Locate every line below that contains the word "chart" and copy it.

===

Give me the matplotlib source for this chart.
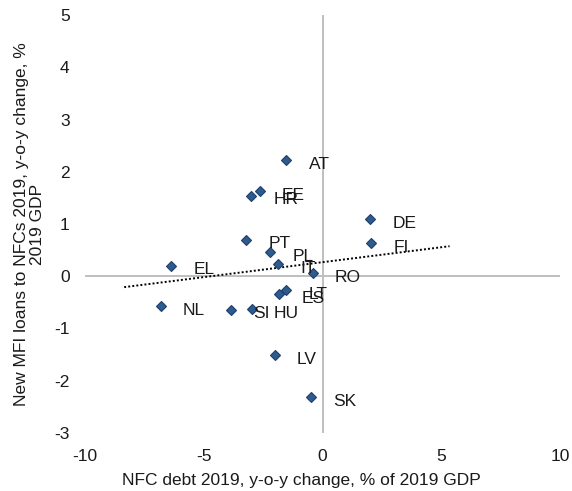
import numpy as np
import matplotlib
matplotlib.use("Agg")
import matplotlib.pyplot as plt

# Country values
countries = ["AT", "EE", "HR", "DE", "FI", "PT", "PL", "IT", "RO",
             "LT", "ES", "SI", "HU", "EL", "NL", "LV", "SK"]
nfc_debt = [-1.52, -2.64, -3.00, 2.01, 2.06, -3.21, -2.19, -1.88, -0.41,
            -1.52, -1.82, -3.87, -2.98, -6.37, -6.81, -2.02, -0.48]
mfi_loans = [2.22, 1.63, 1.54, 1.09, 0.63, 0.70, 0.46, 0.23, 0.06,
             -0.27, -0.34, -0.64, -0.63, 0.20, -0.57, -1.51, -2.32]

# Extent of the linear trendline (forecast past the data, as drawn)
trend_range = [-8.35, 5.35]

xticks = [-10, -5, 0, 5, 10]
yticks = [-3, -2, -1, 0, 1, 2, 3, 4, 5]

plt.rcParams['font.family'] = ['Liberation Sans', 'DejaVu Sans']
plt.rcParams['axes.unicode_minus'] = False
fs = 12.5

fig = plt.figure(figsize=(5.72, 4.91), dpi=100)
ax = fig.add_axes([85 / 572, 58 / 491, 475 / 572, 418 / 491])

ax.set_xlim(-10, 10)
ax.set_ylim(-3, 5)
for s in ax.spines.values():
    s.set_visible(False)

# zero axes in grey
ax.axhline(0, color='#BFBFBF', lw=1.4, zorder=1)
ax.axvline(0, color='#BFBFBF', lw=1.4, zorder=1)

# trendline
slope, intercept = np.polyfit(nfc_debt, mfi_loans, 1)
tx = np.array(trend_range)
ax.plot(tx, slope * tx + intercept, color='black', lw=1.4,
        linestyle=(0, (1, 1.1)), zorder=2)

ax.plot(nfc_debt, mfi_loans, linestyle='none', marker='D', markersize=5.6,
        markerfacecolor='#2E5B8E', markeredgecolor='#1F3F6E',
        markeredgewidth=0.8, zorder=3)

for name, x, y in zip(countries, nfc_debt, mfi_loans):
    ax.annotate(name, (x, y), xytext=(16, -3), textcoords='offset points',
                ha='left', va='center', fontsize=fs, color='#1a1a1a')

ax.set_xticks(xticks)
ax.set_yticks(yticks)
ax.tick_params(length=0, labelsize=fs, colors='#1a1a1a')
ax.tick_params(axis='y', pad=11)
ax.tick_params(axis='x', pad=11.5)

fig.text(301.5 / 572, 11 / 491, "NFC debt 2019, y-o-y change, % of 2019 GDP",
         ha='center', va='center', fontsize=fs, color='#1a1a1a')
fig.text(29.5 / 572, 1 - 224 / 491,
         "New MFI loans to NFCs 2019, y-o-y change, %\n2019 GDP",
         ha='center', va='center', rotation=90, multialignment='center',
         linespacing=1.05, fontsize=fs, color='#1a1a1a')

fig.savefig("out.png", dpi=100)
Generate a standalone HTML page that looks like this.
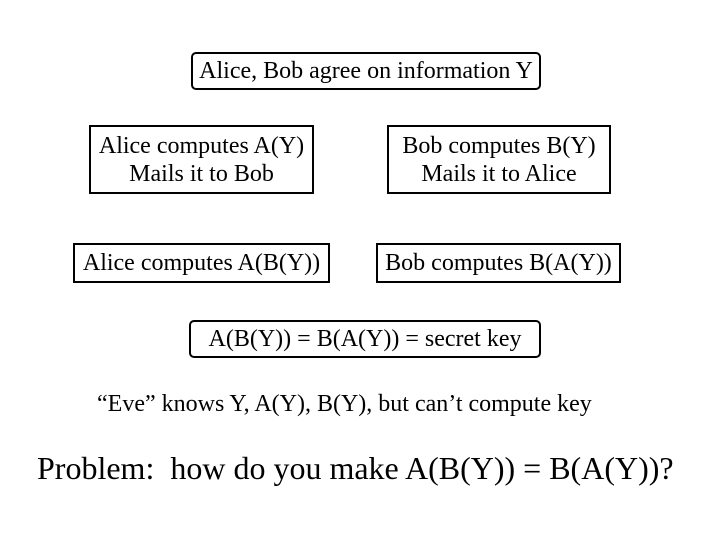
<!DOCTYPE html>
<html><head><style>
body{margin:0;width:720px;height:540px;background:#fff;position:relative;font-family:"Liberation Serif",serif;color:#000;overflow:hidden}
.b{position:absolute;border:2px solid #000;box-sizing:border-box;display:flex;align-items:center;justify-content:center;text-align:center;font-size:24px;line-height:28px;white-space:nowrap}
.r{border-radius:5px}
.t{position:absolute;white-space:nowrap}
</style></head><body>
<div class="b r" style="left:191px;top:52px;width:350px;height:38px">Alice, Bob agree on information Y</div>
<div class="b" style="left:89px;top:125px;width:225px;height:69px">Alice computes A(Y)<br>Mails it to Bob</div>
<div class="b" style="left:387px;top:125px;width:224px;height:69px">Bob computes B(Y)<br>Mails it to Alice</div>
<div class="b" style="left:73px;top:243px;width:257px;height:40px">Alice computes A(B(Y))</div>
<div class="b" style="left:376px;top:243px;width:245px;height:40px">Bob computes B(A(Y))</div>
<div class="b r" style="left:189px;top:320px;width:352px;height:38px">A(B(Y)) = B(A(Y)) = secret key</div>
<div class="t" style="left:97px;top:391px;font-size:24px">“Eve” knows Y, A(Y), B(Y), but can’t compute key</div>
<div class="t" style="left:37px;top:450px;font-size:32px">Problem:&nbsp; how do you make A(B(Y)) = B(A(Y))?</div>
</body></html>
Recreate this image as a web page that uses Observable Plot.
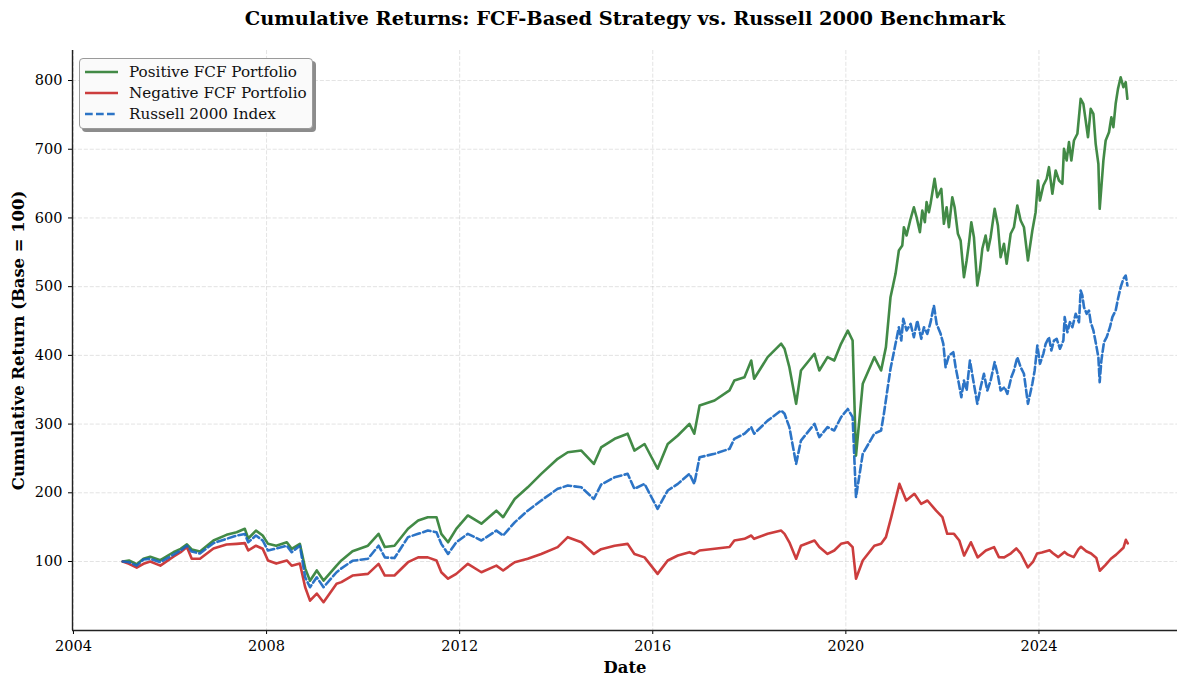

===

__Final result__
Give me the matplotlib source for this chart.

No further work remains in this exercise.